MBS tiba pada Minggu malam lalu di kota Algier dan disambut menteri utama Aljazair, Ahmed Ouyahia. Aljazair merupakan persinggahan keenam dalam lawatan MBS ke negara-negara Arab. Sebelumnya, MBS mengunjungi Uni Emirat Arab, Bahrain, Mesir, Tunisia, dan Mauritania.
Keterangan pers kantor kepresidenan Aljazair menyatakan, kunjungan MBS ke Aljazair merupakan kesempatan untuk membahas situasi politik dan ekonomi di dunia Arab dan internasional. Neraca perdagangan Aljazair-Saudi saat ini mencapai 619 juta dollar AS. Nilai investasi Saudi di Aljazair mencapai 3 miliar dollar AS.
Aljazair, berpenduduk sekitar 42 juta jiwa, merupakan negara Arab terbesar di Afrika Utara. Aljazair, sejak meraih kemerdekaan dari Perancis tahun 1962, hanya tiga tahun di bawah pemerintah sipil, yakni pada masa Presiden Ahmed Ben Bella, 1962- 1965. Pasca-Presiden Ben Bella dikudeta Menteri Pertahanannya, Houari Boumediene, pada 1965, negeri itu sampai saat ini dikontrol militer.
Hubungan Saudi-Aljazair kurang baik pada era Presiden Boumediene (1965-1978). Sebab, Presiden Boumediene saat itu lebih dekat dengan Presiden Mesir Gamal Abdel Nasser, yang kurang mesra dengan Riyadh.
Arab Saudi saat itu menganggap rezim militer di dunia Arab yang dipimpin Presiden Mesir Gamal Abdel Nasser merupakan ancaman terhadap kekuasaan keluarga besar Al Saud. Pascarevolusi Iran tahun 1979, pandangan Saudi berubah setelah melihat gerakan Islam politik.
Pandangan Saudi itu semakin kuat setelah Presiden Mesir Anwar Sadat meninggal pada 1981 di tangan aktivis gerakan Islam radikal yang bisa menyusup ke tubuh militer.

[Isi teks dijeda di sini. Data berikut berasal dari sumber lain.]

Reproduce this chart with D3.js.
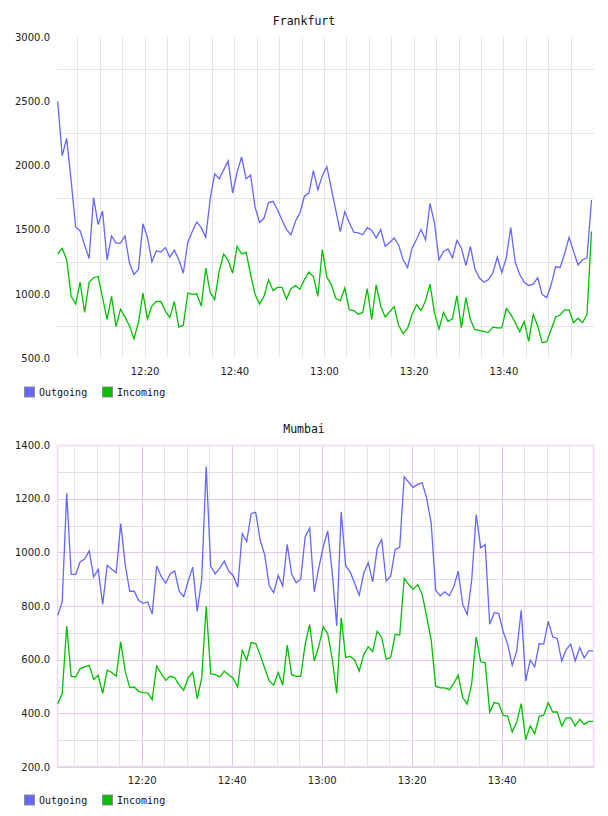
<!DOCTYPE html>
<html><head><meta charset="utf-8">
<script src="https://cdn.jsdelivr.net/npm/d3@7"></script>
<style>body{margin:0;background:#fff}svg{display:block}</style>
</head><body>
<svg id="c" width="608" height="816"></svg>
<script>
// ---------- data ----------
const seriesNames = ["Outgoing", "Incoming"];
const seriesColors = ["#6666ff", "#00c000"];

const frankfurtStart = "12:00:38";   // first sample, one sample per minute
const frankfurtOutgoing = [
  2500,2075,2210,1880,1520,1490,1380,1275,1750,1540,
  1645,1265,1450,1395,1395,1450,1240,1150,1190,1545,
  1440,1250,1335,1325,1360,1285,1340,1265,1160,1400,
  1485,1560,1515,1440,1740,1935,1895,1965,2035,1785,
  1950,2065,1895,1925,1675,1555,1590,1710,1720,1655,
  1575,1500,1460,1565,1630,1760,1785,1960,1810,1920,
  1990,1820,1650,1485,1640,1555,1480,1475,1460,1515,
  1495,1435,1500,1370,1400,1435,1380,1265,1205,1355,
  1425,1500,1420,1705,1550,1265,1330,1350,1280,1415,
  1355,1220,1370,1195,1125,1090,1110,1160,1285,1165,
  1280,1515,1245,1150,1090,1065,1075,1125,995,970,
  1070,1210,1205,1310,1440,1330,1225,1265,1280,1730
];
const frankfurtIncoming = [
  1310,1355,1265,980,920,1090,855,1090,1125,1135,
  970,800,980,745,880,820,750,650,775,1005,
  805,905,940,940,865,815,940,740,755,1005,
  995,1000,905,1200,1010,955,1175,1310,1260,1160,
  1370,1310,1325,1150,995,920,980,1110,1025,1050,
  1050,960,1040,1065,1035,1110,1170,1135,980,1345,
  1130,1070,965,945,1045,875,870,840,855,1040,
  800,1070,905,820,860,900,755,690,730,840,
  915,870,945,1075,850,725,855,785,805,985,
  735,970,800,720,715,705,700,740,735,735,
  885,840,775,705,785,630,840,750,620,625,
  720,820,835,875,875,775,810,775,840,1485
];

const mumbaiStart = "12:01:19";
const mumbaiOutgoing = [
  765,815,1220,918,918,965,975,1005,908,937,
  806,952,937,924,1107,955,855,855,820,810,
  815,770,950,910,885,920,930,855,835,893,
  945,780,900,1320,948,920,940,967,930,914,
  870,1070,1040,1145,1149,1045,990,875,850,914,
  875,1030,918,887,900,1058,1090,853,940,1020,
  1080,927,726,1151,949,927,884,840,921,962,
  890,1015,1048,893,911,1011,1019,1282,1261,1242,
  1253,1259,1201,1108,859,838,853,838,871,930,
  806,768,896,1141,1017,1029,732,775,772,704,
  658,579,632,784,521,598,573,660,658,743,
  685,679,595,638,658,595,645,607,633,633
];
const mumbaiIncoming = [
  436,474,725,538,536,567,573,579,526,542,
  474,561,552,538,666,557,496,498,482,477,
  476,451,576,548,523,538,533,505,486,532,
  553,455,532,799,548,544,536,557,544,530,
  498,635,598,664,660,617,569,521,505,552,
  505,654,544,538,538,658,731,595,648,722,
  697,604,474,756,608,613,598,558,619,648,
  631,706,682,602,608,695,691,903,880,863,
  880,843,760,673,501,495,495,488,511,542,
  459,434,511,685,592,589,405,440,436,393,
  389,331,368,436,302,353,324,389,393,440,
  405,405,353,383,383,353,378,359,370,370
];

const timeLabels = ["12:20", "12:40", "13:00", "13:20", "13:40"];
const frankfurtYTicks = [500, 1000, 1500, 2000, 2500, 3000];
const frankfurtYGrid = [750, 1250, 1750, 2250, 2750];
const mumbaiYTicks = [200, 400, 600, 800, 1000, 1200, 1400];
const mumbaiYMinor = [300, 500, 700, 900, 1100, 1300];

// ---------- drawing ----------
const svg = d3.select("#c");
const parseT = d3.timeParse("%H:%M:%S");
const parseHM = d3.timeParse("%H:%M");
const fmt = d3.format(".1f");

function drawChart(o) {
  const g = svg.append("g");
  const t0 = parseT(o.start);
  const n = o.series[0].length;
  const times = d3.range(n).map(i => d3.timeMinute.offset(t0, i));
  const x = d3.scaleTime().domain([times[0], times[n - 1]]).range(o.xRange);
  const y = d3.scaleLinear().domain(o.yDomain).range([o.bottom, o.top]);
  const left = o.left, right = o.right;

  // vertical grid every 5 minutes
  const grid5 = d3.timeMinute.every(5).range(d3.timeMinute.ceil(times[0]), d3.timeMinute.offset(times[n - 1], -1));
  const majorSet = new Set(timeLabels);
  g.append("g").selectAll("line").data(grid5).join("line")
    .attr("x1", d => Math.round(x(d)) + 0.5).attr("x2", d => Math.round(x(d)) + 0.5)
    .attr("y1", o.top).attr("y2", o.bottom)
    .attr("stroke", d => (o.purple && majorSet.has(d3.timeFormat("%H:%M")(d))) ? "#dcc6e0" : "#e6e6e6")
    .attr("stroke-width", 1);

  // horizontal minor grid
  g.append("g").selectAll("line").data(o.yGrid).join("line")
    .attr("x1", left).attr("x2", right)
    .attr("y1", d => Math.round(y(d)) + 0.5).attr("y2", d => Math.round(y(d)) + 0.5)
    .attr("stroke", o.purple ? "#e4dce6" : "#e6e6e6").attr("stroke-width", 1);

  if (o.purple) {
    g.append("g").selectAll("line").data(o.yTicks).join("line")
      .attr("x1", left).attr("x2", right)
      .attr("y1", d => Math.round(y(d)) + 0.5).attr("y2", d => Math.round(y(d)) + 0.5)
      .attr("stroke", "#e2c8e4").attr("stroke-width", 1);
    g.append("rect").attr("x", left + 0.5).attr("y", o.top + 0.5)
      .attr("width", right - left - 1).attr("height", o.bottom - o.top - 1)
      .attr("fill", "none").attr("stroke", "#eedcef").attr("stroke-width", 1.5);
  }

  // y axis labels
  const ya = d3.axisLeft(y).tickValues(o.yTicks).tickFormat(fmt).tickSize(0).tickPadding(7);
  const yg = g.append("g").attr("transform", `translate(${left},0)`).call(ya);
  yg.select(".domain").remove();
  yg.selectAll("text").attr("font-family", "DejaVu Sans, Verdana, sans-serif").attr("font-size", 10).attr("fill", "#222");

  // x axis labels
  const xa = d3.axisBottom(x).tickValues(timeLabels.map(s => {
    const p = parseHM(s); const d = new Date(t0); d.setHours(p.getHours(), p.getMinutes(), 0, 0); return d;
  })).tickFormat(d3.timeFormat("%H:%M")).tickSize(0).tickPadding(10);
  const xg = g.append("g").attr("transform", `translate(0,${o.bottom})`).call(xa);
  xg.select(".domain").remove();
  xg.selectAll("text").attr("font-family", "DejaVu Sans, Verdana, sans-serif").attr("font-size", 10).attr("fill", "#222");

  // lines
  const line = d3.line().x((d, i) => x(times[i])).y(d => y(d));
  o.series.forEach((s, k) => {
    g.append("path").datum(s).attr("d", line)
      .attr("fill", "none").attr("stroke", seriesColors[k]).attr("stroke-width", 1.3)
      .attr("stroke-linejoin", "miter");
  });

  // title
  g.append("text").attr("x", 304).attr("y", o.titleY).attr("text-anchor", "middle")
    .attr("dominant-baseline", "central")
    .attr("font-family", "DejaVu Sans Mono, monospace").attr("font-size", 11.5).attr("fill", "#111")
    .text(o.title);

  // legend
  const lg = g.append("g").attr("transform", `translate(0,${o.legendY})`);
  const lx = [24, 102];
  seriesNames.forEach((nm, k) => {
    lg.append("rect").attr("x", lx[k] + 0.5).attr("y", -5.5).attr("width", 10).attr("height", 10)
      .attr("fill", seriesColors[k]).attr("stroke", "#8c8c8c").attr("stroke-width", 1);
    lg.append("text").attr("x", lx[k] + 15).attr("y", 0).attr("dominant-baseline", "central")
      .attr("font-family", "DejaVu Sans Mono, monospace").attr("font-size", 10).attr("fill", "#111")
      .text(nm);
  });
}

drawChart({
  title: "Frankfurt", titleY: 20.5, start: frankfurtStart,
  series: [frankfurtOutgoing, frankfurtIncoming],
  xRange: [57.7, 591.5], left: 57, right: 594, top: 37, bottom: 358,
  yDomain: [500, 3000], yTicks: frankfurtYTicks, yGrid: frankfurtYGrid,
  purple: false, legendY: 392.5
});
drawChart({
  title: "Mumbai", titleY: 428.5, start: mumbaiStart,
  series: [mumbaiOutgoing, mumbaiIncoming],
  xRange: [57.7, 593.2], left: 57, right: 594, top: 445, bottom: 767,
  yDomain: [200, 1400], yTicks: mumbaiYTicks, yGrid: mumbaiYMinor,
  purple: true, legendY: 800.5
});
</script>
</body></html>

Perubahan pandangan itu berandil terhadap semakin membaiknya hubungan Aljazair-Saudi. Puncaknya terjadi ketika militer Aljazair membatalkan hasil pemilu parlemen pada 1991 yang dimenangi partai Islam, yaitu Front Penyelamat Islam (FIS).
Arab Saudi kini menganggap sangat penting posisi dan kapasitas Aljazair yang menolak peran gerakan Islam politik. Seperti diketahui, Aljazair terlibat perang sengit melawan milisi radikal selama 10 tahun, 1991-2001, yang menewaskan 100.000 jiwa. Aljazair berada di depan perang melawan Tanzim al Qaeda di Maghrib Arab (AQIM) yang berbasis di Aljazair bagian selatan.
Untuk memperkuat poros Riyadh, posisi dan kapasitas Aljazair bisa disebut kedua terpenting setelah Mesir. Posisi tersebut semakin penting setelah tewasnya wartawan Jamal Khashoggi, awal Oktober lalu.